Common anecdotes from travellers, comedians and critics alike tend, more often than not, to place Belfast, the capital of Northern Ireland, below that of its European counterparts in the Republic Of Ireland. Over the past century, the rumbling arguments around British rule, religious differences and political conflicts has scarred somewhat the industrious city’s reputation as a tourist destination, but in reality, there’s much to enjoy in Ulster’s largest city.
Compared to other UK cities, Belfast seems to have a less prominent image as a 21st Century cosmopolitan capital. Cardiff and Edinburgh promote themselves quite openly with a clear and targeted ‘personality’ that draws in visitors by the millions each year and whilst there’s nothing to suggest Belfast suffers through its less-appealing public image, it arguably puts it at a disadvantage. However, the city hosts a raft of fascinating attractions and landmarks that have as much historical and cultural value as any other, aided by a distinctly different take on the stereotypical Irish persona.

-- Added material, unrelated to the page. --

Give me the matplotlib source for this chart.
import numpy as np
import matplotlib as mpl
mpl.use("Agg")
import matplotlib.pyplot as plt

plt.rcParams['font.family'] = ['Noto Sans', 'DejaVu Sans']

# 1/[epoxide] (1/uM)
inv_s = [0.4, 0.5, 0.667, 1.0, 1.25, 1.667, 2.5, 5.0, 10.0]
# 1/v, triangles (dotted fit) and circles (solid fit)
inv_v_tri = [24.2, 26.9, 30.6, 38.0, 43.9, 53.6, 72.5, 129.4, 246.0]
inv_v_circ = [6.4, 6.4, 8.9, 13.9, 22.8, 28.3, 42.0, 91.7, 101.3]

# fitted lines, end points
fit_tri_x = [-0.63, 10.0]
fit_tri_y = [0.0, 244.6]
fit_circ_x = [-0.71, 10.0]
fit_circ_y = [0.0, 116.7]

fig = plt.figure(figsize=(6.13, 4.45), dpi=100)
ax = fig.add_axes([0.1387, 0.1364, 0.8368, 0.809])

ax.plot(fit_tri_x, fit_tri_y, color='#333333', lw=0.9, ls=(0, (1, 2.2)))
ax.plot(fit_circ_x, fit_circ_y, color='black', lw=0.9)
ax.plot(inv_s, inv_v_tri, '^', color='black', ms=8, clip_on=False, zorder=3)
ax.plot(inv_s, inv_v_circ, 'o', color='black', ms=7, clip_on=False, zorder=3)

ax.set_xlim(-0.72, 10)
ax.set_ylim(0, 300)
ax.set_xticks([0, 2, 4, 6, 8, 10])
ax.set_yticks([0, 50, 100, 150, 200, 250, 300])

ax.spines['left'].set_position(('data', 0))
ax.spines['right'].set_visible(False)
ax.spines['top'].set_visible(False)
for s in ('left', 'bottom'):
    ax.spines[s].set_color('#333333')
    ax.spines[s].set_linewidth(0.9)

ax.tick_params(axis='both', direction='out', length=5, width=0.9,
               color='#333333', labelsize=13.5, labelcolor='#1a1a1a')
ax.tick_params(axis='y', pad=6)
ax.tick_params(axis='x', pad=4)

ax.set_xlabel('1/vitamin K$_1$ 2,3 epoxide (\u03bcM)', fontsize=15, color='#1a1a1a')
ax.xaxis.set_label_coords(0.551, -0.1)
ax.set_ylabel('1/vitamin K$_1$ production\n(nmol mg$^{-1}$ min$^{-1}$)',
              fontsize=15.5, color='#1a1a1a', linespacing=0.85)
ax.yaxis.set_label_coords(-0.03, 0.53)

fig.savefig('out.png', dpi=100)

From Cavehill, a steep volcanic outcrop to the north of the city, it’s clear that Belfast sprawls out from a disjointed city centre. From the expanse of concrete at the docks, signified by the iconic and oddly majestic Harland & Wolff cranes, the cityscape ebbs and flows in pockets, ranging from bustling retail centres, large residential estates and historic alleyways, to open parkland and endless suburbs. Cavehill Country Park itself offers a break in the built-up nature of suburbia around Antrim Road and with Belfast Castle located within, brings an area of recreation and interest to locals and visitors alike. From the summit at McArt’s Fort, views extend across the Irish sea to the Isle of Man, the northwest coast of England and south towards the impressive Mourne Mountains and the Irish border.
At the heart of the city, the focus for tourists lies with the once-thriving shipbuilding industry and the notoriety of having constructed the ill-fated Titanic between 1909 and 1911. Titanic Belfast, which opened in 2012 and had the accolade of being the World’s Leading Tourist Attraction in 2016, brings the fascination of one of history’s most tragic disasters to millions and provides a stark and somewhat emotional reminder of how Belfast (in addition to Southampton and Liverpool) had a deep-rooted connection to the ship. Highlights include the cinematic footage of the wreckage and debris field, showcasing the eclectic array of items lying over 12,000ft below the Atlantic and the paved plaza at the rear of the museum, complete with to-scale markings outlining the ship’s position before being launched from its slipway.Whilst omitted from a number of tourist guides and maps, the once-turbulent areas to the west of the city, still separated by erroneously named ‘Peace Lines’, are must-see features. It’s no secret that differences between Protestants and Catholics, and Republicans and Unionists still erupt in an occasional bout of ‘Troubles’ and the ability to cause upset should not be taken lightly, but as a means of learning first-hand how the area dealt (and still deals) with the peak of violence in the 1970s and 80s, it is well worth observing at a glance. Beautiful murals are popular with artistic types and photographers, but beyond the colourful depictions of propaganda and remembrance comes often brutal messages of hate for the British Monarchy, denouncement of religious views or bold pride for being part of a United Kingdom. Falls Road and the streets stemming from it contain familiar names associated with kneecappings, arson, car bombings and terrorism once broadcast on a weekly basis but now hosts a more mundane atmosphere, if not still a little tense.
Pub and bar culture in the city offers something representative of both Ireland and the UK in the majority of cases. Guinness, whilst being of Dublin origin, is readily available and popular in addition to a selection of fine Northern Irish ale, continental lager and beers from the UK mainland. Service can be rather blunt at times, most certainly in a to-the-point and no-nonsense manner and not intent on causing offence but is quite different to a similar experience one may have south of the border. This uniquely enjoyable aspect of the Belfast nightlife can be found in abundance at the Dirty Onion, one of the city’s oldest buildings. The dark and mysterious atmosphere inside is paired with an open terrace out front and with regular live music sessions (including traditional sounds from the likes of Belfast Harp Club), brilliant beers to try and a restaurant upstairs, there’s seldom reason to migrate elsewhere on a night out.
It is true, perhaps, to argue that Belfast doesn’t have the care-free and buoyant attitude of cities in the Republic of Ireland and rightly so with such a potted and unsettled past, but any notion that the city can’t be enjoyed is largely unfounded and with immense historic value and fascinating cultural individuality it is still very much a city worth seeing.